Bend It Like Bennett: Genuflecting to Jewish Power

The gang of four are down to two. I want to look at one of the two survivors: the playwright Alan Bennett (born 1934). In the 1960s, with Peter Cook, Dudley Moore and Jonathan Miller, he enjoyed enormous success with the satirical show Beyond the Fringe on both sides of the Atlantic. One of their targets was the stale pale male Britain of their childhoods. Here’s an entry from Bennett’s diary in 1982:

7 September. Douglas Bader dies. I used to imitate him in Beyond the Fringe as part of the Aftermyth of War sketch, coming downstairs with a pipe and exaggeratedly straight legs (though I never quite dared make them as stiff as they should have been). One night I was hissed and was very pleased with myself. (Writing Home, Faber & Faber, 1994)

Douglas Bader was a fighter-pilot who lost both legs in a flying accident before World War II. Wearing artificial legs, he became a hero during the war and then a fixture of the British establishment. He was a symbol of courage, perseverance against the odds and bluff, stoical manhood. But it did Bennett no harm to mock him. Quite the reverse. The success of Beyond the Fringe was a sure sign of shifting power: a new liberal establishment was taking over. It now rules cultural life in Britain, and Bennett is one of its fixtures.

This is an irony that he has never explored in his writing. Probably he doesn’t even recognize it. Like Woody Allen in America, Bennett carefully cultivates an image of himself as a gauche, neurotic outsider. In both cases, the image is highly misleading. The enormous success of Bennett and Allen demonstrates this paradox: in the modern West, outsiders are insiders. The key to the paradox is Jewish power and its hostility to the majority. By identifying himself as an outsider, Bennett signals to powerful Jews in the media that he will not defend the majority. He practises oligolatry, or the worship of minorities I discussed in “Power and Perversion.”

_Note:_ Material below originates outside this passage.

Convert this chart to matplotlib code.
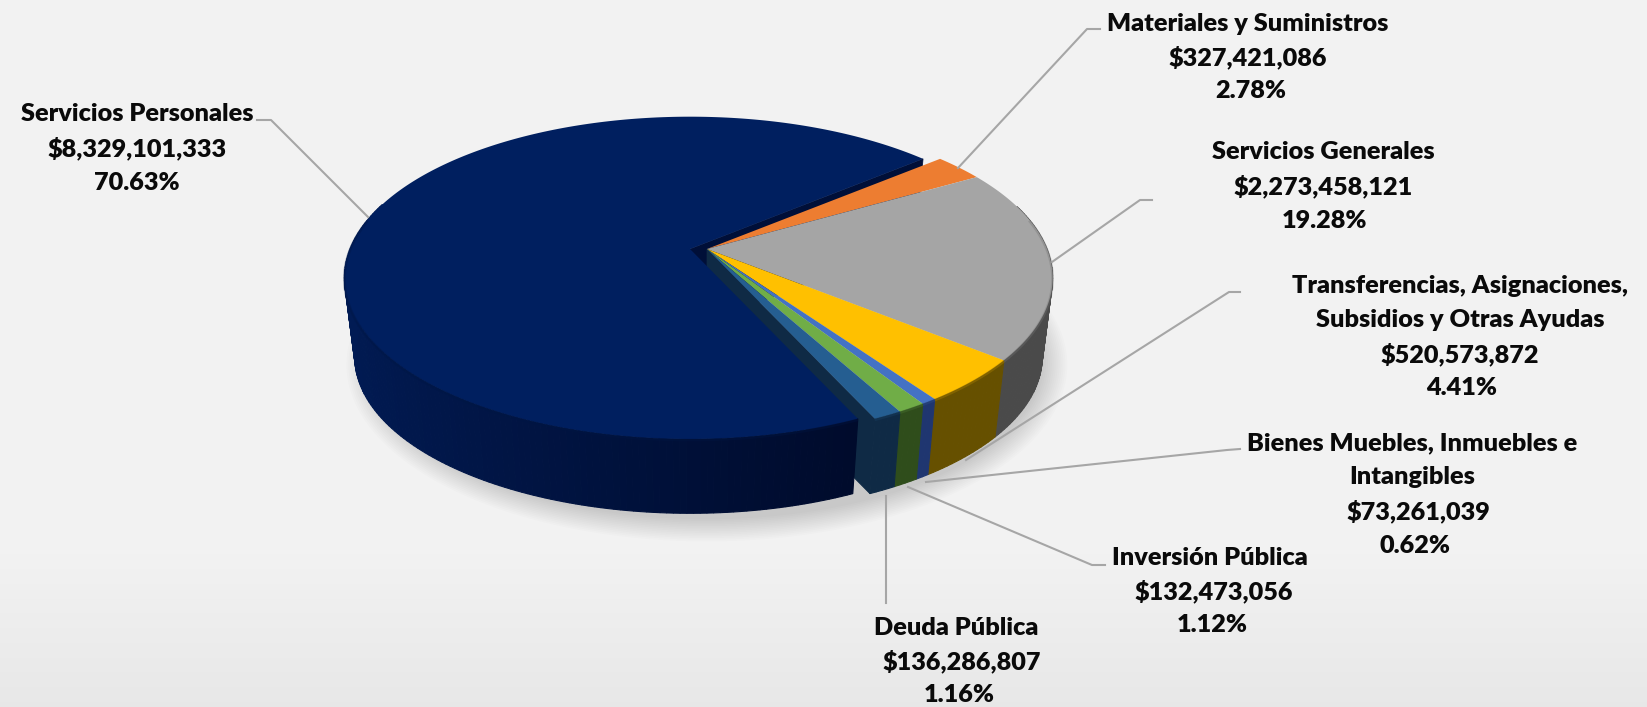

But piety about minorities is useless to an ambitious playwright if it is not well-publicized. Every year, Bennett publishes extracts from his diaries in the highly liberal London Review of Books (LRB), which is the British equivalent of the New York Review of Books. Bennett’s direct and uncomplicated prose is refreshing amid the usual posturing gasbags who write for the LRB, but that’s part of his shtick: he’s playing the down-to-earth Yorkshireman. He’s also playing the decent and caring liberal. Here’s an entry from his diary in 1980:

6 March, London. I come through Heathrow [airport] and in the queue parallel to mine an Indian family is held up at Immigration, the father thin, dark, with burning eyes, being questioned by a woman so stone-faced she could be at the East German border rather than at Heathrow. There are several sons, looking languid and beautiful, and the mother with a small child in her arms. (Writing Home, 1994)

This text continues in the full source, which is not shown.